Al debate que acaban de mantener Zapatero y Rajoy en el Congreso le precedieron señales inquietantes. Nunca el Rey Juan Carlos había hecho antes un llamamiento tan explícito a que un amplio acuerdo entre fuerzas políticas es necesario para salir de este agujero económico en el que se precipita España. Y nunca los avisos de instancias internacionales habían sido tan alarmantes como los que indujeron al hundimiento de la Bolsa ese jueves en el que Zapatero rezaba en el hotel Hilton de Washington.

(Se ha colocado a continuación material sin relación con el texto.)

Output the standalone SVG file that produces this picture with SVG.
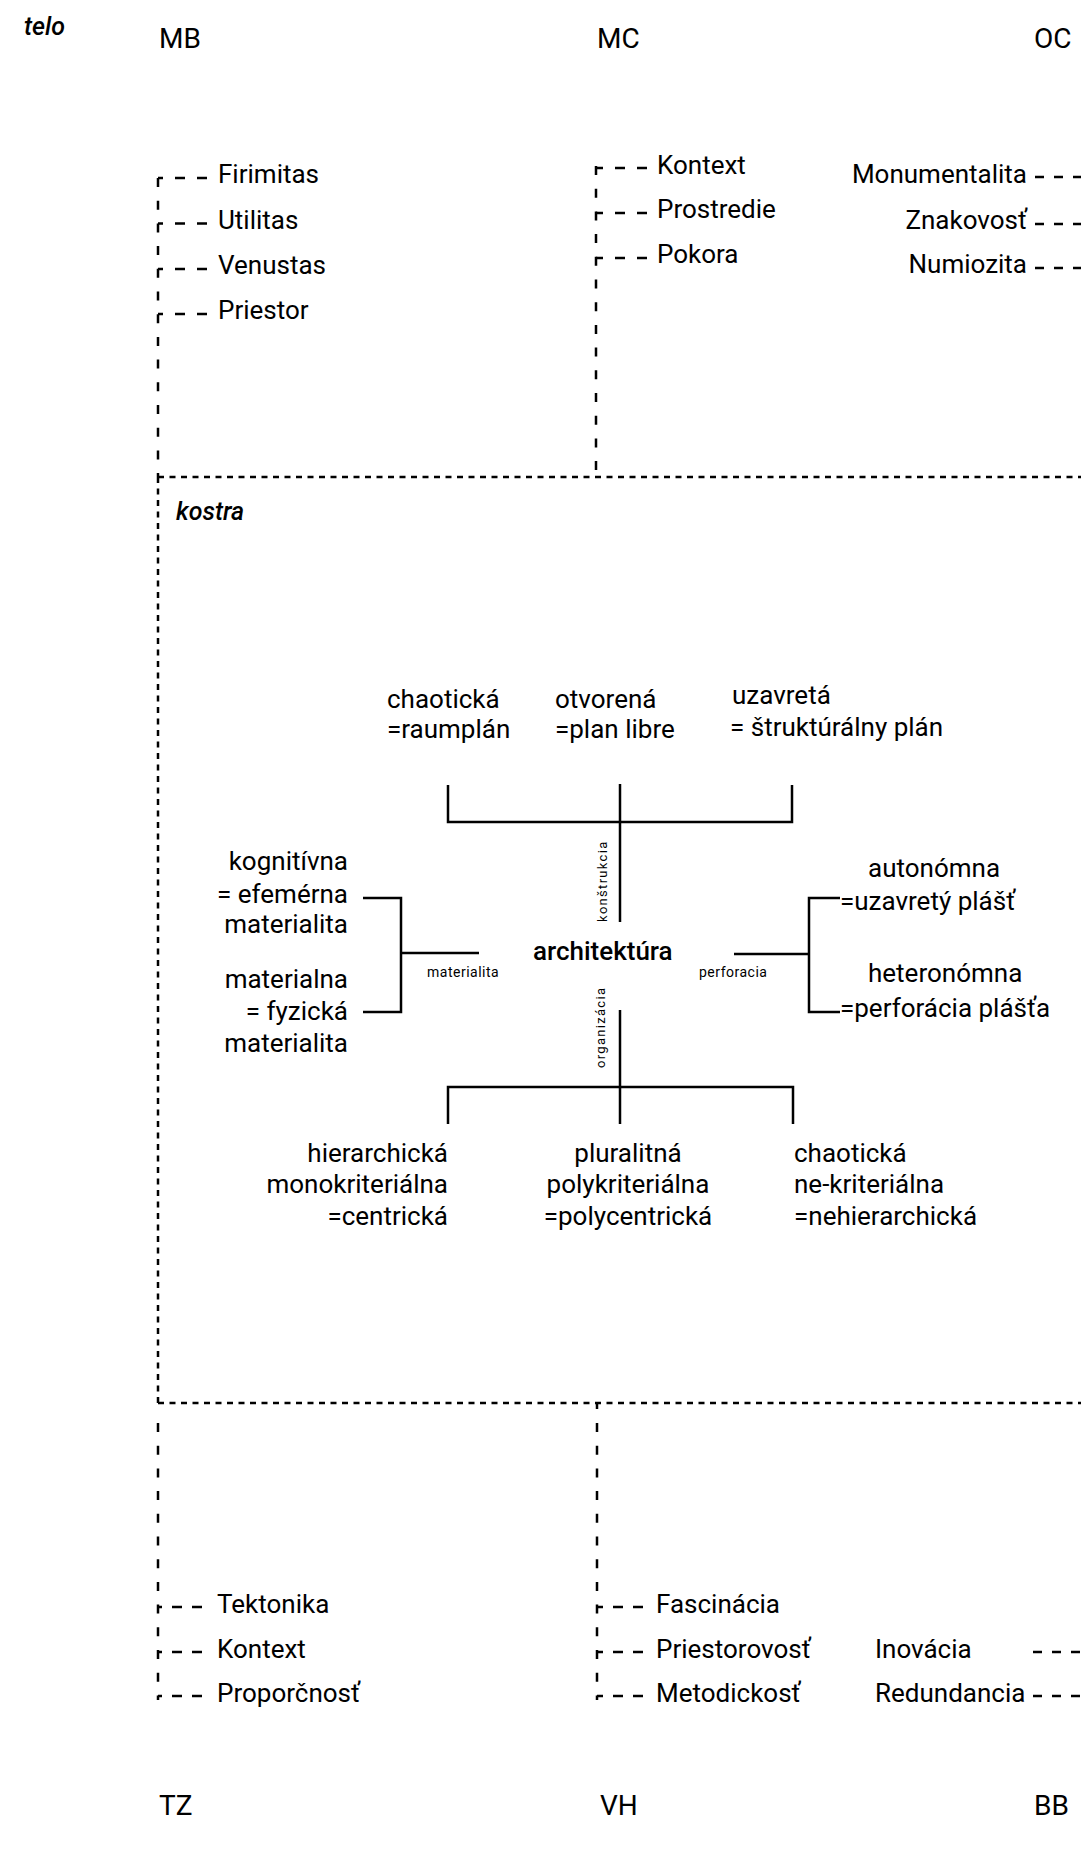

Sin embargo, el debate llegaba con pocos augurios favorables: el Presidente iba a tender la mano para el pacto y el jefe de la bancada contraria tenía que marcar su posición (u oposición), pero no había indicios de que los respectivos fontaneros de cada parte hubieran sondeado las tuberías contrarias, salvo en el caso de los movimientos del PSOE hacia los grupos minoritarios de la Cámara. Queremos decir que a un acuerdo de esta magnitud se llega después de mucho trabajo de fondo, suponemos, y no mediante cruce de declaraciones repetitivas en la prensa. El hecho de que Zapatero y Rajoy mostraran posturas tan distantes en el Congreso sólo sirve para minar aún más la confianza de los ciudadanos. Esa fuerza imponderable, la desconfianza, nos trae de cabeza frente a la UE, y prueba de su peso son esas giras de la ministra Salgado y el secretario de Estado, Campa, en pos de los centros neurálgicos de la economía europea para persuadir a los desconfiados de que a España todavía le queda aliento.

En cuanto al debate en sí, Zapatero estuvo confiado, exultante, terrorífico. Ha vuelto a decirnos que en seis meses esto empieza a enderezarse. Total, que Zapatero es cada vez más el problema, pero a Rajoy también se le ve suicida: espera a que el poder venga a sus brazos, pero será con el precio de una España todavía más deteriorada.

Aquí abajo, la preocupación se extiende, pero se ve que ellos aún no han cogido susto.